Se puede dibujar un cuadro, por cierto hipotético, de cómo la economía política del narcotráfico invade la malla institucional del Estado. Primero, es una economía externa, ajena a la economía nacional, por lo tanto ajena al propio Estado. Un espacio extraño, incluso un espacio enemigo, en la medida que el Estado se mantiene, aunque sea como pose, en los códigos morales acostumbrados. Cumpliendo con los convenios, acuerdos y compromisos internacionales de combatir, erradicar el narcotráfico, ofreciendo alternativas para la sustitución de la cadena de producción de la sustancia. Sin embargo, esta fase dura poco, en la medida que la economía política del narcotráfico crece, cuenta con una acumulación nada despreciable, incidiendo en los circuitos de la economía nacional. Los contactos entre propietarios de medios de producción de la sustancia, incluso vendedores, y funcionarios del Estado comienzan, como en los lobbies acostumbrados para aprobar contratos. En una segunda fase, se comprometen personas contadas; estas hacen de cabeza de playa, comienza la invasión a la malla institucional del Estado. Después dejan de ser personas, para integrarse dispositivos, agenciamientos de las instituciones, hasta terminar de comprometer a las instituciones. Es cuando se ingresa a una tercera fase, la de cuando las instituciones ya no responden a la Ley, a la Constitución, a los mandos establecidos institucionalmente, sino que responden a otros mandos, los paralelos, responden a los requerimientos de esta economía política, responden a la ley de los Carteles. Es cuando la sociedad se ha convertido en rehén de los Carteles, apoyados por el Estado, aunque su conducta sea doble; por un lado, tratando de ocultar con apariencias, con montajes, sobre todo publicitarios, de que el gobierno combate el narcotráfico; por otro lado, efectivamente, usando todo el aparataje para garantizar el funcionamiento de esta economía política desbordante.

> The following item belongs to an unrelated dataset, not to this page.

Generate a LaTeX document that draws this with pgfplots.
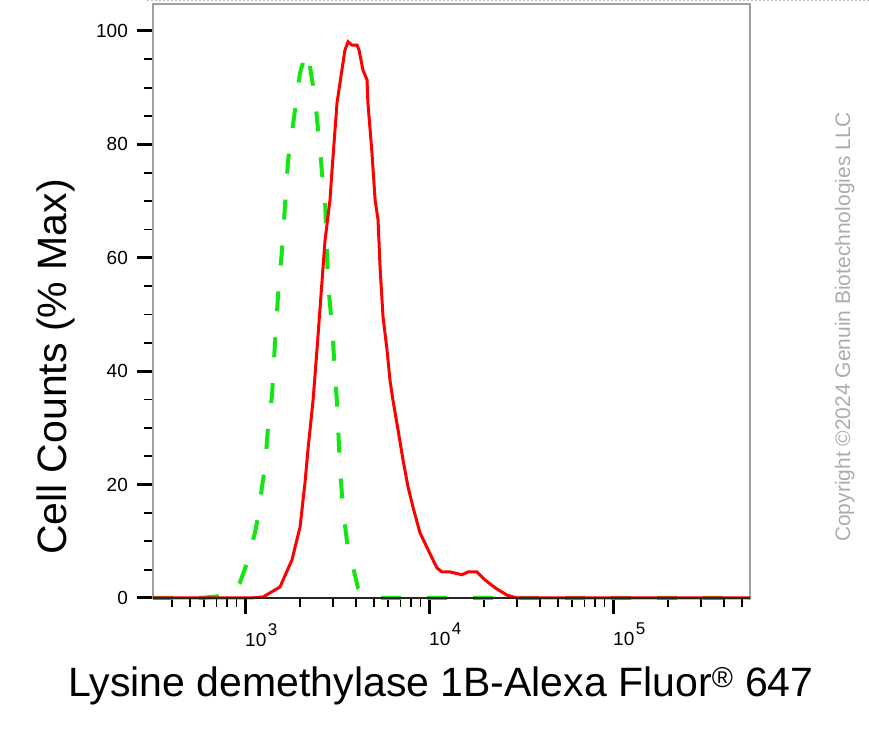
\documentclass[border=0pt]{standalone}
\usepackage{fontspec}
\setmainfont{Liberation Sans}
\usepackage{pgfplots}
\pgfplotsset{compat=1.18}
\definecolor{fcgreen}{RGB}{20,230,20}
\definecolor{fcred}{RGB}{255,0,0}
\newcommand{\dec}[1]{10\hspace{1.5pt}\raisebox{11pt}{\fontsize{17}{20}\selectfont #1}}
\begin{document}
\begin{tikzpicture}[x=1pt,y=1pt]
\path[use as bounding box] (0,0) rectangle (869,730);
\draw[gray!50, line width=1pt, dash pattern=on 2pt off 2pt] (147,729.5) -- (869,729.5);
\begin{axis}[
  at={(153pt,132pt)}, anchor=south west,
  scale only axis, width=597pt, height=594pt,
  xmode=log, xmin=316.23, xmax=555400,
  ymin=0, ymax=104.76,
  xtick={1000,10000,100000},
  xticklabels={\dec{3},\dec{4},\dec{5}},
  minor xtick={400,500,600,700,800,900,2000,3000,4000,5000,6000,7000,8000,9000,20000,30000,40000,50000,60000,70000,80000,90000,200000,300000,400000,500000},
  ytick={0,20,40,60,80,100},
  minor ytick={5,10,15,25,30,35,45,50,55,65,70,75,85,90,95},
  tick align=outside,
  xtick pos=bottom, ytick pos=left,
  major tick length=16pt, minor tick length=9pt,
  major tick style={line width=3pt, black},
  minor tick style={line width=1.8pt, black},
  axis line style={draw=gray!75, line width=2pt},
  tick label style={font=\fontsize{19}{23}\selectfont},
  yticklabel style={inner sep=9pt},
  xticklabel style={anchor=north west, inner xsep=0pt, inner ysep=9pt},
  /pgf/number format/assume math mode=true,
  clip=false,
]
\addplot[fcgreen, line width=4pt, dash pattern=on 20pt off 26pt] coordinates {
(316,0) (569,0) (828,0.5) (940,2.8) (1026,6.2) (1132,11.5) (1178,14.3) (1236,19.6)
(1285,23.1) (1334,30.2) (1403,35.8) (1455,45.0) (1510,53.1) (1589,61.4) (1648,69.0)
(1714,77.2) (1871,86.1) (1991,92.6) (2148,96.3) (2228,94.9) (2312,91.4) (2399,88.4)
(2495,82.5) (2559,79.5) (2618,75.0) (2723,70.2) (2825,55.6) (2972,47.8) (3083,39.7)
(3162,34.4) (3281,23.1) (3412,15.5) (3631,8.5) (3819,6.2) (4111,1.8) (4603,0.2)
(5093,0) (555400,0)
};
\addplot[fcred, line width=3pt] coordinates {
(316,0) (1064,0) (1253,0.18) (1549,1.94) (1799,6.7) (1991,12.5) (2118,20.3) (2198,26.1)
(2344,34.9) (2460,43.7) (2618,55.6) (2723,63.1) (2897,70.2) (2972,75.5) (3162,87.3)
(3281,90.8) (3491,96.6) (3631,98.1) (3819,97.5) (4064,97.5) (4169,96.6) (4375,93.1)
(4603,91.4) (4656,87.3) (4898,78.5) (5093,70.2) (5284,66.7) (5420,58.4) (5623,49.6)
(5916,43.7) (6138,38.4) (6368,34.9) (6792,29.6) (7228,24.3) (7691,19.6) (8185,16.0)
(8933,11.5) (9886,8.5) (11041,5.3) (11776,4.6) (13002,4.6) (15101,4.1) (16293,4.6)
(18239,4.6) (20137,3.2) (22856,1.8) (26546,0.5) (30061,0) (555400,0)
};
\draw[black!85, line width=1.5pt] (rel axis cs:0,0) -- (rel axis cs:1,0);
\end{axis}
\node[anchor=base, font=\fontsize{41}{48}\selectfont] at (441,33)
  {Lysine demethylase 1B-Alexa Fluor\textsuperscript{\textregistered} 647};
\node[anchor=base, rotate=90, font=\fontsize{41}{48}\selectfont] at (66,363)
  {Cell Counts (\% Max)};
\node[anchor=base, rotate=90, text=gray!65, font=\fontsize{21}{25}\selectfont] at (850,403)
  {Copyright \textcopyright2024 Genuin Biotechnologies LLC};
\end{tikzpicture}
\end{document}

Lo que pasa en México es ilustrativo por las secuencias dramáticas de los hechos y sucesos que evidencias este recorrido de la acumulación ilícita. Como dijimos, sería ingenuo creer que es un caso aislado; de ninguna manera. Es, mas bien, la manifestación clara de la tendencia dominante en el mundo, ocurra de una manera o de otra, con más montajes o menos, con más estilo o descarnadamente grotesco, esto no importa.—

[1] Eugene Cogol: Los normalistas de Ayotzinapa: asesinato y criminalización de la juventud en México. Carta Politico-Filosofica, Num. 1. México, D.F., a 4 de noviembre de 2014.

[2] Ibídem.

[3] Ver de Raúl Prada Alcoreza: Gramatología del acontecimiento. Dinamias moleculares; La Paz 2014. Págs. 86-90.

[4] Ver de Raúl Prada Alcoreza Diagrama de poder de la corrupción. Bolpress; La Paz 2013. Rebelión; Madrid 2013.